DATA EXCERPT =>
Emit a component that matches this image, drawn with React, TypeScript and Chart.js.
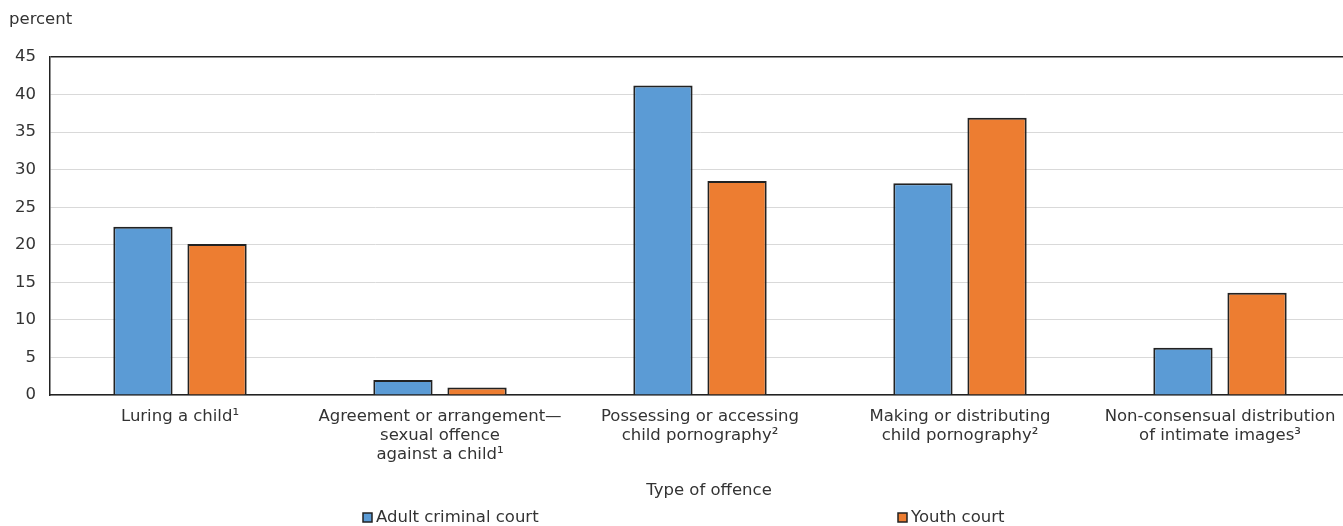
import React, { useEffect, useRef } from "react";
import { Chart, registerables } from "chart.js";

Chart.register(...registerables);

const categories: string[][] = [
  ["Luring a child¹"],
  ["Agreement or arrangement—", "sexual offence", "against a child¹"],
  ["Possessing or accessing", "child pornography²"],
  ["Making or distributing", "child pornography²"],
  ["Non-consensual distribution", "of intimate images³"],
];
const adultValues = [22.4, 2.0, 41.2, 28.2, 6.3];
const youthValues = [20.1, 1.0, 28.5, 36.9, 13.6];
const seriesNames = ["Adult criminal court", "Youth court"];
const yMin = 0;
const yMax = 45;
const yStep = 5;
const yTitle = "percent";
const xTitle = "Type of offence";

const FONT = "'DejaVu Sans', Verdana, sans-serif";
const FS = 16.5;
const TEXT = "#333";
const BLUE = "#5B9BD5";
const ORANGE = "#ED7D31";
const EDGE = "#222";

const decor = {
  id: "decor",
  afterDraw(chart: any) {
    const ctx = chart.ctx;
    ctx.save();
    ctx.font = `${FS}px ${FONT}`;
    ctx.fillStyle = TEXT;
    ctx.textBaseline = "middle";
    ctx.textAlign = "left";
    ctx.fillText(yTitle, 9, 20);
    ctx.textAlign = "center";
    ctx.fillText(xTitle, 709, 491);
    const items = [
      { x: 363, color: BLUE, label: chart.data.datasets[0].label },
      { x: 898, color: ORANGE, label: chart.data.datasets[1].label },
    ];
    ctx.textAlign = "left";
    for (const it of items) {
      ctx.fillStyle = it.color;
      ctx.fillRect(it.x, 513, 9, 9);
      ctx.strokeStyle = EDGE;
      ctx.lineWidth = 1.5;
      ctx.strokeRect(it.x, 513, 9, 9);
      ctx.fillStyle = TEXT;
      ctx.fillText(it.label, it.x + 13, 518);
    }
    ctx.restore();
  },
};

export default function App() {
  const ref = useRef<HTMLCanvasElement>(null);
  useEffect(() => {
    if (!ref.current) return;
    const chart = new Chart(ref.current, {
      type: "bar",
      data: {
        labels: categories,
        datasets: [
          {
            label: seriesNames[0],
            data: adultValues,
            backgroundColor: BLUE,
            borderColor: EDGE,
            borderWidth: 2,
            categoryPercentage: 0.57,
            barPercentage: 0.8,
          },
          {
            label: seriesNames[1],
            data: youthValues,
            backgroundColor: ORANGE,
            borderColor: EDGE,
            borderWidth: 2,
            categoryPercentage: 0.57,
            barPercentage: 0.8,
          },
        ],
      },
      options: {
        animation: false,
        responsive: false,
        maintainAspectRatio: false,
        layout: { padding: { top: 57, left: 0, right: 10, bottom: 0 } },
        plugins: {
          legend: { display: false },
          tooltip: { enabled: false },
          title: { display: false },
        },
        scales: {
          x: {
            grid: { display: false, drawTicks: false },
            border: { display: true, color: EDGE, width: 1.5 },
            ticks: {
              color: TEXT,
              font: { family: FONT, size: FS, lineHeight: 19 / FS },
              padding: 12,
              maxRotation: 0,
              autoSkip: false,
            },
            afterFit(scale: any) {
              scale.height = 131;
            },
          },
          y: {
            min: yMin,
            max: yMax,
            grid: {
              color: (c: any) => (c.tick && c.tick.value === yMax ? EDGE : "#d9d9d9"),
              lineWidth: (c: any) => (c.tick && c.tick.value === yMax ? 1.5 : 1),
              drawTicks: false,
            },
            border: { display: true, color: EDGE, width: 1.5 },
            ticks: {
              stepSize: yStep,
              color: TEXT,
              font: { family: FONT, size: FS },
              padding: 14,
            },
            afterFit(scale: any) {
              scale.width = 50;
            },
          },
        },
      },
      plugins: [decor],
    });
    return () => chart.destroy();
  }, []);
  return (
    <div style={{ position: "fixed", left: 0, top: 0, width: 1343, height: 526, overflow: "hidden", background: "#fff" }}>
      <canvas ref={ref} width={1360} height={526} style={{ width: 1360, height: 526 }} />
    </div>
  );
}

TO DO => Images should not appear in the copy; retype the listing above exactly.

OUTPUT OF THE TASK =>
Emit a component that matches this image, drawn with React, TypeScript and Chart.js.
import React, { useEffect, useRef } from "react";
import { Chart, registerables } from "chart.js";

Chart.register(...registerables);

const categories: string[][] = [
  ["Luring a child¹"],
  ["Agreement or arrangement—", "sexual offence", "against a child¹"],
  ["Possessing or accessing", "child pornography²"],
  ["Making or distributing", "child pornography²"],
  ["Non-consensual distribution", "of intimate images³"],
];
const adultValues = [22.4, 2.0, 41.2, 28.2, 6.3];
const youthValues = [20.1, 1.0, 28.5, 36.9, 13.6];
const seriesNames = ["Adult criminal court", "Youth court"];
const yMin = 0;
const yMax = 45;
const yStep = 5;
const yTitle = "percent";
const xTitle = "Type of offence";

const FONT = "'DejaVu Sans', Verdana, sans-serif";
const FS = 16.5;
const TEXT = "#333";
const BLUE = "#5B9BD5";
const ORANGE = "#ED7D31";
const EDGE = "#222";

const decor = {
  id: "decor",
  afterDraw(chart: any) {
    const ctx = chart.ctx;
    ctx.save();
    ctx.font = `${FS}px ${FONT}`;
    ctx.fillStyle = TEXT;
    ctx.textBaseline = "middle";
    ctx.textAlign = "left";
    ctx.fillText(yTitle, 9, 20);
    ctx.textAlign = "center";
    ctx.fillText(xTitle, 709, 491);
    const items = [
      { x: 363, color: BLUE, label: chart.data.datasets[0].label },
      { x: 898, color: ORANGE, label: chart.data.datasets[1].label },
    ];
    ctx.textAlign = "left";
    for (const it of items) {
      ctx.fillStyle = it.color;
      ctx.fillRect(it.x, 513, 9, 9);
      ctx.strokeStyle = EDGE;
      ctx.lineWidth = 1.5;
      ctx.strokeRect(it.x, 513, 9, 9);
      ctx.fillStyle = TEXT;
      ctx.fillText(it.label, it.x + 13, 518);
    }
    ctx.restore();
  },
};

export default function App() {
  const ref = useRef<HTMLCanvasElement>(null);
  useEffect(() => {
    if (!ref.current) return;
    const chart = new Chart(ref.current, {
      type: "bar",
      data: {
        labels: categories,
        datasets: [
          {
            label: seriesNames[0],
            data: adultValues,
            backgroundColor: BLUE,
            borderColor: EDGE,
            borderWidth: 2,
            categoryPercentage: 0.57,
            barPercentage: 0.8,
          },
          {
            label: seriesNames[1],
            data: youthValues,
            backgroundColor: ORANGE,
            borderColor: EDGE,
            borderWidth: 2,
            categoryPercentage: 0.57,
            barPercentage: 0.8,
          },
        ],
      },
      options: {
        animation: false,
        responsive: false,
        maintainAspectRatio: false,
        layout: { padding: { top: 57, left: 0, right: 10, bottom: 0 } },
        plugins: {
          legend: { display: false },
          tooltip: { enabled: false },
          title: { display: false },
        },
        scales: {
          x: {
            grid: { display: false, drawTicks: false },
            border: { display: true, color: EDGE, width: 1.5 },
            ticks: {
              color: TEXT,
              font: { family: FONT, size: FS, lineHeight: 19 / FS },
              padding: 12,
              maxRotation: 0,
              autoSkip: false,
            },
            afterFit(scale: any) {
              scale.height = 131;
            },
          },
          y: {
            min: yMin,
            max: yMax,
            grid: {
              color: (c: any) => (c.tick && c.tick.value === yMax ? EDGE : "#d9d9d9"),
              lineWidth: (c: any) => (c.tick && c.tick.value === yMax ? 1.5 : 1),
              drawTicks: false,
            },
            border: { display: true, color: EDGE, width: 1.5 },
            ticks: {
              stepSize: yStep,
              color: TEXT,
              font: { family: FONT, size: FS },
              padding: 14,
            },
            afterFit(scale: any) {
              scale.width = 50;
            },
          },
        },
      },
      plugins: [decor],
    });
    return () => chart.destroy();
  }, []);
  return (
    <div style={{ position: "fixed", left: 0, top: 0, width: 1343, height: 526, overflow: "hidden", background: "#fff" }}>
      <canvas ref={ref} width={1360} height={526} style={{ width: 1360, height: 526 }} />
    </div>
  );
}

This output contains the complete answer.